**Brief:** Please set down all the lines beneath this one exactly, without the pictures.

**Listed records:**
________________

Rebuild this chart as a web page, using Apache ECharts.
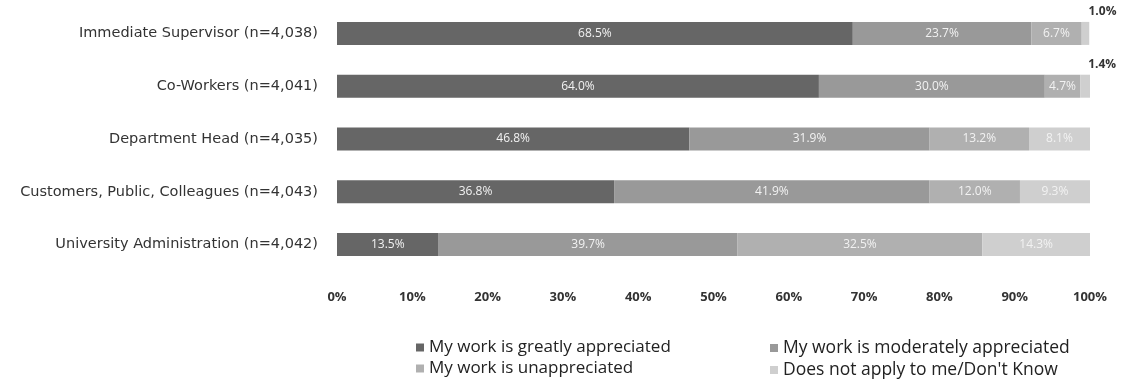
<!DOCTYPE html>
<html><head><meta charset="utf-8">
<script src="https://cdn.jsdelivr.net/npm/echarts@6/dist/echarts.min.js"></script>
<style>html,body{margin:0;padding:0;background:#fff}#c{width:1122px;height:385px}</style>
</head><body><div id="c"></div>
<script>
const categories = ["Immediate Supervisor (n=4,038)","Co-Workers (n=4,041)","Department Head (n=4,035)","Customers, Public, Colleagues (n=4,043)","University Administration (n=4,042)"];
const seriesNames = ["My work is greatly appreciated","My work is moderately appreciated","My work is unappreciated","Does not apply to me/Don't Know"];
const greatly = [68.5, 64.0, 46.8, 36.8, 13.5];
const moderately = [23.7, 30.0, 31.9, 41.9, 39.7];
const unappreciated = [6.7, 4.7, 13.2, 12.0, 32.5];
const notApply = [1.0, 1.4, 8.1, 9.3, 14.3];
const xTicks = [0,10,20,30,40,50,60,70,80,90,100];

const colors = ["#666666","#999999","#b0b0b0","#cfcfcf"];
const values = [greatly, moderately, unappreciated, notApply];
const font = "'Open Sans',sans-serif";

const chart = echarts.init(document.getElementById('c'), null, {renderer:'canvas'});
const series = values.map((arr, si) => ({
  name: seriesNames[si],
  type: 'bar',
  stack: 'all',
  barWidth: 23,
  itemStyle: {color: colors[si]},
  label: {show: true, position: 'inside', formatter: p => p.value.toFixed(1) + '%', color: '#f2f2f2', fontSize: 12, fontFamily: "'Open Sans',sans-serif"},
  data: arr.map((v, i) => {
    if (si === 3 && v < 5) {
      return {value: v, label: {position: 'top', offset: [17, 1], color: '#333', fontWeight: 'bold', fontSize: 12, fontFamily: "'Open Sans',sans-serif"}};
    }
    return v;
  })
}));

chart.setOption({
  animation: false,
  grid: {left: 337, right: 32, top: 7, bottom: 114, containLabel: false},
  xAxis: {
    type: 'value', min: 0, max: 100, interval: 10,
    axisLine: {show: false}, axisTick: {show: false}, splitLine: {show: false},
    axisLabel: {formatter: v => xTicks.includes(v) ? v + '%' : '', margin: 20, color: '#333', fontWeight: 'bold', fontSize: 13, fontFamily: "'Open Sans',sans-serif"}
  },
  yAxis: {
    type: 'category', data: categories, inverse: true,
    axisLine: {show: false}, axisTick: {show: false},
    axisLabel: {margin: 19, color: '#333', fontSize: 14.5, fontFamily: "'DejaVu Sans',sans-serif"}
  },
  legend: [
    {data: [seriesNames[0], seriesNames[2]], orient: 'vertical', left: 411, top: 334, itemWidth: 8, itemHeight: 8, itemGap: 4, icon: 'rect',
     textStyle: {color: '#222', fontSize: 17, fontFamily: font}},
    {data: [seriesNames[1], seriesNames[3]], orient: 'vertical', left: 765, top: 334, itemWidth: 8, itemHeight: 8, itemGap: 4, icon: 'rect',
     textStyle: {color: '#222', fontSize: 17.5, fontFamily: font}}
  ],
  series: series
});
</script></body></html>
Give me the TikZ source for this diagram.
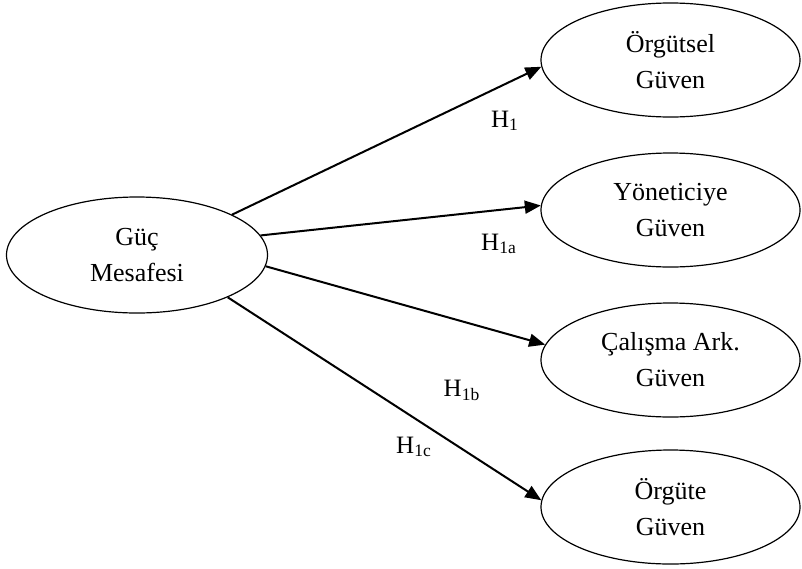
\documentclass[tikz,border=0pt]{standalone}
\usepackage{fontspec}
\setmainfont{Liberation Serif}
\usetikzlibrary{shapes.geometric, arrows.meta}
\tikzstyle{factor} = [ellipse, 
minimum width=129.5pt, 
minimum height=57pt,
inner sep=0pt,
align=center, 
draw=black, 
line width=0.6pt,
font=\fontsize{13}{18}\selectfont]
\tikzstyle{hyp} = [inner sep=0pt,
font=\fontsize{12.5}{15}\selectfont]
\tikzstyle{arrow} = [line width=1pt,-{Triangle[length=8pt,width=6.5pt]}]

\begin{document}
\begin{tikzpicture}[x=0.5pt, y=-0.5pt]
\useasboundingbox (0,0) rectangle (802,568);
\node (guc) [factor, minimum width=130.5pt, minimum height=58pt] at (137,255) {Güç\\Mesafesi};
\node (orgutsel) [factor] at (670.5,60) {Örgütsel\\Güven};
\node (yonetici) [factor] at (670.5,210) {Yöneticiye\\Güven};
\node (calisma) [factor] at (670.5,360) {Çalışma Ark.\\Güven};
\node (orgute) [factor] at (670.5,507) {Örgüte\\Güven};
\node (h1) [hyp] at (505,121) {H\textsubscript{1}};
\node (h1a) [hyp] at (499,244) {H\textsubscript{1a}};
\node (h1b) [hyp] at (462,390) {H\textsubscript{1b}};
\node (h1c) [hyp] at (414,447) {H\textsubscript{1c}};

\draw [arrow] (guc.23) -- (orgutsel.183.5);
\draw [arrow] (guc.9) -- (yonetici.178.7);
\draw [arrow] (guc.-5.8) -- (calisma.173.5);
\draw [arrow] (guc.-25.3) -- (orgute.177);
\end{tikzpicture}
\end{document}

________________

**The answer:**
Rebuild this chart as a web page, using Apache ECharts.
<!DOCTYPE html>
<html><head><meta charset="utf-8">
<script src="https://cdn.jsdelivr.net/npm/echarts@6/dist/echarts.min.js"></script>
<style>html,body{margin:0;padding:0;background:#fff}#c{width:1122px;height:385px}</style>
</head><body><div id="c"></div>
<script>
const categories = ["Immediate Supervisor (n=4,038)","Co-Workers (n=4,041)","Department Head (n=4,035)","Customers, Public, Colleagues (n=4,043)","University Administration (n=4,042)"];
const seriesNames = ["My work is greatly appreciated","My work is moderately appreciated","My work is unappreciated","Does not apply to me/Don't Know"];
const greatly = [68.5, 64.0, 46.8, 36.8, 13.5];
const moderately = [23.7, 30.0, 31.9, 41.9, 39.7];
const unappreciated = [6.7, 4.7, 13.2, 12.0, 32.5];
const notApply = [1.0, 1.4, 8.1, 9.3, 14.3];
const xTicks = [0,10,20,30,40,50,60,70,80,90,100];

const colors = ["#666666","#999999","#b0b0b0","#cfcfcf"];
const values = [greatly, moderately, unappreciated, notApply];
const font = "'Open Sans',sans-serif";

const chart = echarts.init(document.getElementById('c'), null, {renderer:'canvas'});
const series = values.map((arr, si) => ({
  name: seriesNames[si],
  type: 'bar',
  stack: 'all',
  barWidth: 23,
  itemStyle: {color: colors[si]},
  label: {show: true, position: 'inside', formatter: p => p.value.toFixed(1) + '%', color: '#f2f2f2', fontSize: 12, fontFamily: "'Open Sans',sans-serif"},
  data: arr.map((v, i) => {
    if (si === 3 && v < 5) {
      return {value: v, label: {position: 'top', offset: [17, 1], color: '#333', fontWeight: 'bold', fontSize: 12, fontFamily: "'Open Sans',sans-serif"}};
    }
    return v;
  })
}));

chart.setOption({
  animation: false,
  grid: {left: 337, right: 32, top: 7, bottom: 114, containLabel: false},
  xAxis: {
    type: 'value', min: 0, max: 100, interval: 10,
    axisLine: {show: false}, axisTick: {show: false}, splitLine: {show: false},
    axisLabel: {formatter: v => xTicks.includes(v) ? v + '%' : '', margin: 20, color: '#333', fontWeight: 'bold', fontSize: 13, fontFamily: "'Open Sans',sans-serif"}
  },
  yAxis: {
    type: 'category', data: categories, inverse: true,
    axisLine: {show: false}, axisTick: {show: false},
    axisLabel: {margin: 19, color: '#333', fontSize: 14.5, fontFamily: "'DejaVu Sans',sans-serif"}
  },
  legend: [
    {data: [seriesNames[0], seriesNames[2]], orient: 'vertical', left: 411, top: 334, itemWidth: 8, itemHeight: 8, itemGap: 4, icon: 'rect',
     textStyle: {color: '#222', fontSize: 17, fontFamily: font}},
    {data: [seriesNames[1], seriesNames[3]], orient: 'vertical', left: 765, top: 334, itemWidth: 8, itemHeight: 8, itemGap: 4, icon: 'rect',
     textStyle: {color: '#222', fontSize: 17.5, fontFamily: font}}
  ],
  series: series
});
</script></body></html>
Give me the TikZ source for this diagram.
\documentclass[tikz,border=0pt]{standalone}
\usepackage{fontspec}
\setmainfont{Liberation Serif}
\usetikzlibrary{shapes.geometric, arrows.meta}
\tikzstyle{factor} = [ellipse, 
minimum width=129.5pt, 
minimum height=57pt,
inner sep=0pt,
align=center, 
draw=black, 
line width=0.6pt,
font=\fontsize{13}{18}\selectfont]
\tikzstyle{hyp} = [inner sep=0pt,
font=\fontsize{12.5}{15}\selectfont]
\tikzstyle{arrow} = [line width=1pt,-{Triangle[length=8pt,width=6.5pt]}]

\begin{document}
\begin{tikzpicture}[x=0.5pt, y=-0.5pt]
\useasboundingbox (0,0) rectangle (802,568);
\node (guc) [factor, minimum width=130.5pt, minimum height=58pt] at (137,255) {Güç\\Mesafesi};
\node (orgutsel) [factor] at (670.5,60) {Örgütsel\\Güven};
\node (yonetici) [factor] at (670.5,210) {Yöneticiye\\Güven};
\node (calisma) [factor] at (670.5,360) {Çalışma Ark.\\Güven};
\node (orgute) [factor] at (670.5,507) {Örgüte\\Güven};
\node (h1) [hyp] at (505,121) {H\textsubscript{1}};
\node (h1a) [hyp] at (499,244) {H\textsubscript{1a}};
\node (h1b) [hyp] at (462,390) {H\textsubscript{1b}};
\node (h1c) [hyp] at (414,447) {H\textsubscript{1c}};

\draw [arrow] (guc.23) -- (orgutsel.183.5);
\draw [arrow] (guc.9) -- (yonetici.178.7);
\draw [arrow] (guc.-5.8) -- (calisma.173.5);
\draw [arrow] (guc.-25.3) -- (orgute.177);
\end{tikzpicture}
\end{document}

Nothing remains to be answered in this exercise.